Pour Alain Guinot, membre du bureau confédéral de la CGT, "la France d’en bas pleure" et "la France d’en haut se frotte les mains", dit-il à propos de l’étalement de la hausse du SMIC et de l’amnistie fiscale pour les capitaux fraudeurs. Jacky Bontems, secrétaire général adjoint de la CFDT, affirme que sa confédération "s’oppose fermement à la proposition d’un étalement sur deux ans de l’harmonisation des SMIC" et "rejette l’hypothèse de l’extension aux grandes entreprises des règles en vigueur dans les entreprises de moins de 20 salariés en matière de temps de travail et de majoration des heures supplémentaires".

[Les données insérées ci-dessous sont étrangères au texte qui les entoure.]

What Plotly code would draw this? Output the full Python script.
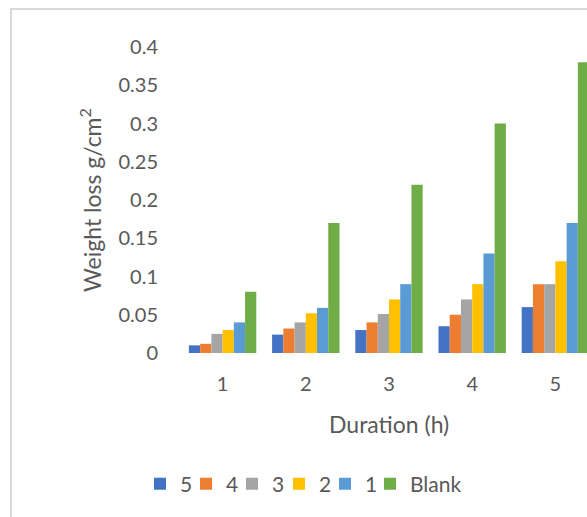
import plotly.graph_objects as go

durations = ["1", "2", "3", "4", "5"]
series_names = ["5", "4", "3", "2", "1", "Blank"]
s5 = [0.010, 0.024, 0.030, 0.035, 0.060]
s4 = [0.012, 0.032, 0.040, 0.050, 0.090]
s3 = [0.025, 0.040, 0.051, 0.070, 0.090]
s2 = [0.030, 0.052, 0.070, 0.090, 0.120]
s1 = [0.040, 0.059, 0.090, 0.130, 0.170]
blank = [0.080, 0.170, 0.220, 0.300, 0.380]
colors = ["#4472C4", "#ED7D31", "#A5A5A5", "#FFC000", "#5B9BD5", "#70AD47"]
y_ticks = [0, 0.05, 0.1, 0.15, 0.2, 0.25, 0.3, 0.35, 0.4]
y_ticktext = ["0", "0.05", "0.1", "0.15", "0.2", "0.25", "0.3", "0.35", "0.4"]

FONT = "Lato"
GREY = "#595959"

W, H = 587, 517
L, R, T, B = 181, 0, 47, 164
pw = W - L - R
ph = H - T - B

def px(x):
    return (x - L) / pw

def py(y):
    return (H - B - y) / ph

# left pixel where each legend entry box starts
legend_left_px = [140, 186, 232, 279, 325, 370]
legend_ids = ["legend"] + ["legend%d" % i for i in range(2, 7)]

fig = go.Figure()
for name, vals, c, lid in zip(series_names, [s5, s4, s3, s2, s1, blank], colors, legend_ids):
    fig.add_trace(go.Bar(x=durations, y=vals, name=name, legend=lid,
                         marker=dict(color=c, line=dict(width=0))))

legend_layout = {}
for lid, lx in zip(legend_ids, legend_left_px):
    legend_layout[lid] = dict(orientation="h", x=px(lx), xanchor="left", y=py(484), yanchor="middle",
                              font=dict(size=21, color=GREY), itemwidth=30,
                              bgcolor="rgba(0,0,0,0)")

fig.update_layout(
    width=W, height=H,
    margin=dict(l=L, r=R, t=T, b=B),
    paper_bgcolor="white", plot_bgcolor="white",
    barmode="group", bargap=0.19, bargroupgap=0,
    font=dict(family=FONT, color=GREY, size=20),
    showlegend=True,
    **legend_layout,
    xaxis=dict(type="category", range=[-0.5, 4.38], showgrid=False, zeroline=False,
               showline=False, ticks="", ticklabelstandoff=17,
               tickfont=dict(size=20, color=GREY)),
    yaxis=dict(range=[0, 0.4], tickvals=y_ticks, ticktext=y_ticktext, showgrid=False,
               zeroline=False, showline=False, ticks="", ticklabelstandoff=22,
               tickfont=dict(size=20, color=GREY),
               title=dict(text="Weight loss g/cm<sup>2</sup>", font=dict(size=23, color=GREY), standoff=10)),
    shapes=[
        dict(type="line", xref="paper", yref="paper", x0=px(11), x1=px(11), y0=py(9), y1=py(530),
             line=dict(color="#d9d9d9", width=2)),
        dict(type="line", xref="paper", yref="paper", x0=px(10), x1=px(600), y0=py(9), y1=py(9),
             line=dict(color="#d9d9d9", width=2)),
    ],
    annotations=[
        dict(text="Duration (h)", xref="paper", yref="paper", x=px(389), y=py(424),
             xanchor="center", yanchor="middle", showarrow=False,
             font=dict(size=23, color=GREY, family=FONT)),
    ],
)

fig.write_html("out.html")
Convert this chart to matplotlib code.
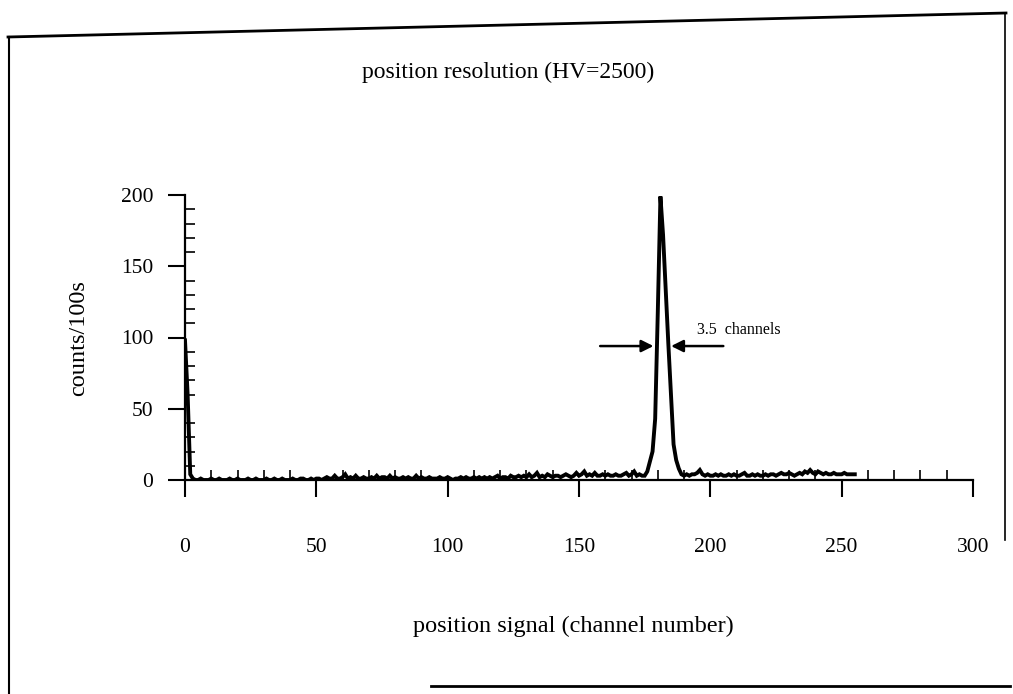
import numpy as np
import matplotlib
matplotlib.use('Agg')
from matplotlib import pyplot as plt
from matplotlib.ticker import MultipleLocator

plt.rcParams['font.family'] = ['Liberation Serif', 'DejaVu Serif']

# counts per channel, channels 0..255 (16 per row)
counts = [
    98, 60, 4, 1, 0, 0, 1, 0, 0, 0, 1, 0, 0, 1, 0, 0,
    0, 1, 0, 0, 1, 0, 0, 0, 1, 0, 0, 1, 0, 0, 0, 1,
    0, 0, 1, 0, 0, 1, 0, 0, 0, 1, 0, 0, 1, 1, 0, 0,
    1, 0, 1, 1, 0, 1, 2, 1, 1, 3, 1, 1, 2, 4, 1, 2,
    1, 3, 1, 1, 2, 1, 1, 2, 1, 3, 1, 2, 2, 1, 3, 1,
    2, 1, 1, 2, 1, 2, 1, 1, 3, 1, 2, 1, 1, 2, 1, 1,
    1, 2, 1, 1, 2, 1, 0, 1, 1, 2, 1, 2, 1, 1, 2, 1,
    2, 1, 2, 1, 2, 1, 2, 3, 1, 2, 2, 1, 3, 2, 2, 3,
    2, 3, 2, 4, 2, 3, 5, 2, 3, 2, 4, 3, 2, 3, 3, 2,
    3, 4, 3, 2, 3, 5, 3, 4, 6, 3, 4, 3, 5, 3, 3, 4,
    3, 4, 3, 3, 4, 3, 3, 4, 5, 3, 4, 6, 3, 4, 3, 3,
    6, 13, 20, 43, 118, 199, 172, 134, 96, 60, 25, 14, 8, 4, 3, 4,
    3, 4, 4, 5, 7, 4, 3, 4, 3, 3, 4, 3, 4, 3, 3, 4,
    3, 4, 3, 3, 4, 5, 3, 3, 4, 3, 4, 3, 3, 4, 3, 4,
    4, 3, 4, 5, 4, 4, 5, 4, 3, 4, 5, 4, 6, 5, 7, 5,
    4, 6, 5, 4, 5, 4, 4, 5, 4, 4, 4, 5, 4, 4, 4, 4,
]
channels = np.arange(len(counts))

x_ticks = [0, 50, 100, 150, 200, 250, 300]
y_ticks = [0, 50, 100, 150, 200]

# FWHM marker
fwhm_label = '3.5  channels'
fwhm_level = 94
fwhm_left = (157, 179.4)
fwhm_right = (206, 184)

W, H = 1013, 694
fig = plt.figure(figsize=(W / 100, H / 100), dpi=100)
ax = fig.add_axes([185 / W, 1 - 480 / H, (973 - 185) / W, (480 - 195) / H])

ax.plot(channels, counts, color='black', lw=2.8, solid_joinstyle='miter')

ax.set_xlim(0, 300)
ax.set_ylim(0, 200)
ax.set_xticks(x_ticks)
ax.set_yticks(y_ticks)
ax.xaxis.set_minor_locator(MultipleLocator(10))
ax.yaxis.set_minor_locator(MultipleLocator(10))
ax.tick_params(which='major', direction='out', length=12, width=1.5, labelsize=15.5)
ax.tick_params(axis='x', which='major', pad=30)
ax.tick_params(axis='y', which='major', pad=11)
ax.tick_params(which='minor', direction='in', length=7, width=1.2)
for side in ['top', 'right']:
    ax.spines[side].set_visible(False)
for side in ['left', 'bottom']:
    ax.spines[side].set_linewidth(1.6)

# arrows marking the width at half maximum
ax.annotate('', xy=(fwhm_left[1], fwhm_level), xytext=(fwhm_left[0], fwhm_level),
            arrowprops=dict(arrowstyle='-|>', color='black', lw=1.8, mutation_scale=18))
ax.annotate('', xy=(fwhm_right[1], fwhm_level), xytext=(fwhm_right[0], fwhm_level),
            arrowprops=dict(arrowstyle='-|>', color='black', lw=1.8, mutation_scale=18))
ax.text(195, 100, fwhm_label, fontsize=11.5, va='bottom', ha='left')

fig.text(508 / W, 1 - 72 / H, 'position resolution (HV=2500)', fontsize=17,
         ha='center', va='center')
fig.text(573 / W, 1 - 626 / H, 'position signal (channel number)', fontsize=17.5,
         ha='center', va='center')
fig.text(79 / W, 1 - 338 / H, 'counts/100s', fontsize=17.5, rotation=90,
         ha='center', va='center')

# scanned page frame
def frame_line(xs, ys, lw):
    fig.add_artist(plt.Line2D([x / W for x in xs], [1 - y / H for y in ys],
                              color='black', lw=lw))

frame_line([8, 1006], [37, 13], 2.0)
frame_line([9, 9], [37, 694], 1.5)
frame_line([1005, 1005], [13, 540], 1.2)
frame_line([431, 1010], [686, 686], 2.0)

fig.savefig('out.png', dpi=100)
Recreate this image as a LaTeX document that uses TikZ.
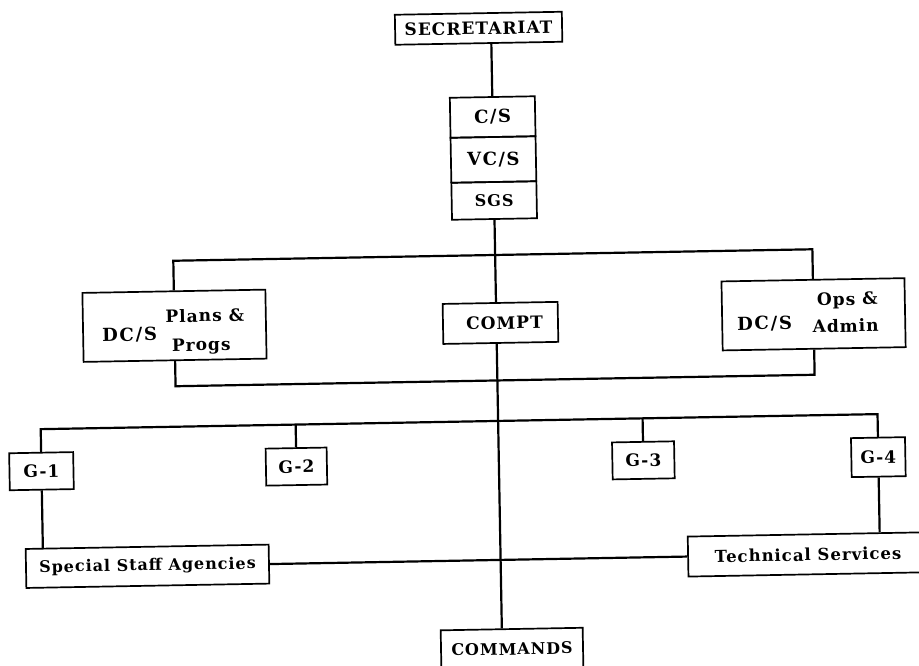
\documentclass[tikz,border=0pt]{standalone}
\usepackage{fontspec}
\newfontfamily\orgfont{DejaVu Serif}[LetterSpace=6]
\usetikzlibrary{calc}

\newcommand\labfont[2]{\orgfont\bfseries\addfontfeature{LetterSpace=#2}\fontsize{#1}{#1}\selectfont}

\begin{document}
\begin{tikzpicture}[x=1pt,y=-1pt,
  unit/.style={draw, rectangle, line width=1.7pt, inner sep=0pt, align=center,
    font=\labfont{17}{6}},
  word/.style={inner sep=0pt, anchor=base, font=\labfont{17}{6}},
  link/.style={line width=2.2pt}]
\useasboundingbox (0,0) rectangle (919,665);
\clip (0,0) rectangle (919,665);
\begin{scope}[rotate around={1.03:(495,330)}, transform shape]

% head of the chain of command
\node[unit, minimum width=167, minimum height=30] (sec) at (484,28) {SECRETARIAT};
\node[unit, minimum width=85, minimum height=40, font=\labfont{18}{8}] (cs)  at (496.5,117)   {C/S};
\node[unit, minimum width=85, minimum height=45, font=\labfont{18}{8}] (vcs) at (496.5,159.5) {VC/S};
\node[unit, minimum width=85, minimum height=37, font=\labfont{16}{6}] (sgs) at (496.5,200.5) {SGS};

% deputies and comptroller
\node[unit, minimum width=183, minimum height=69] (plans) at (174.6,320) {};
\node[word, font=\labfont{18}{10}] (plansdcs) at ($(plans)+(-45,14.5)$) {DC/S};
\node[word] (plans1) at ($(plans)+(30.5,-3.5)$) {Plans \&};
\node[word] (plans2) at ($(plans)+(26.5,25.5)$) {Progs};

\node[unit, minimum width=115, minimum height=40] (compt) at (500.6,323) {\hspace{8pt}COMPT};

\node[unit, minimum width=183, minimum height=69] (ops) at (813.8,320) {};
\node[word, font=\labfont{18}{10}] (opsdcs) at ($(ops)+(-49,14.5)$) {DC/S};
\node[word] (ops1) at ($(ops)+(34,-8.5)$) {Ops \&};
\node[word] (ops2) at ($(ops)+(32,18.5)$) {Admin};

% general staff
\node[unit, minimum width=64, minimum height=37] (g1) at (39,463)  {G-1};
\node[unit, minimum width=61, minimum height=37] (g2) at (294,463) {G-2};
\node[unit, minimum width=62, minimum height=37] (g3) at (641,463) {G-3};
\node[unit, minimum width=54, minimum height=39] (g4) at (876,464) {G-4};

% agencies, services and commands
\node[unit, minimum width=243, minimum height=39, font=\labfont{16}{6}] (ssa) at (143.3,560) {Special Staff Agencies};
\node[unit, minimum width=280, minimum height=40] (tech) at (824,560) {};
\node[word, font=\labfont{16.5}{6}] (techtext) at ($(tech)+(-20,6.5)$) {Technical Services};
\node[unit, minimum width=142, minimum height=40, font=\labfont{16}{6}] (cmd) at (506.3,649.3) {COMMANDS};

% buses
\coordinate (bus1) at (496.5,255);
\coordinate (bus2) at (496.5,380.5);
\coordinate (bus3) at (496.5,421);

% connectors
\draw[link] (cs.north) -- (cs.north |- sec.south);
\draw[link] (sgs.south) -- (sgs.south |- compt.north);
\draw[link] (sgs.south |- compt.south) -- (sgs.south |- cmd.north);

\draw[link] (plans.north) -- (plans.north |- bus1) -- (ops.north |- bus1) -- (ops.north);
\draw[link] (plans.south) -- (plans.south |- bus2) -- (ops.south |- bus2) -- (ops.south);

\draw[link] (g1.north) -- (g1.north |- bus3) -- (g4.north |- bus3) -- (g4.north);
\draw[link] (g2.north) -- (g2.north |- bus3);
\draw[link] (g3.north) -- (g3.north |- bus3);

\draw[link] (g1.south) -- (g1.south |- ssa.north);
\draw[link] (g4.south) -- (g4.south |- tech.north);
\draw[link] (ssa.east) -- (tech.west);

\end{scope}
\end{tikzpicture}
\end{document}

Gérard Aschieri, secrétaire général de la FSU regrette "l’apologie d’une politique marquée par les coups de force, l’absence de dialogue social et les régressions qualifiées de réformes". "Cette rupture des engagements sur la hausse du SMIC augure très mal de la politique salariale du gouvernement et des négociations, à la rentrée, sur la revalorisation des salaires dans la fonction publique", précise le responsable syndical. Jean-Claude Mailly, secrétaire général de Force ouvrière, estime que "si on regarde précisément tous les dossiers économiques et sociaux qui ont été abordés par le Premier ministre, on ne ressent que de l’inquiétude ou du mécontentement". Quant à Jacky Dintinger, secrétaire général de la CFTC, il relève que le Premier ministre "s’est auto délivré un bulletin scolaire avec beaucoup de bonnes notes, que les Français lui refusent".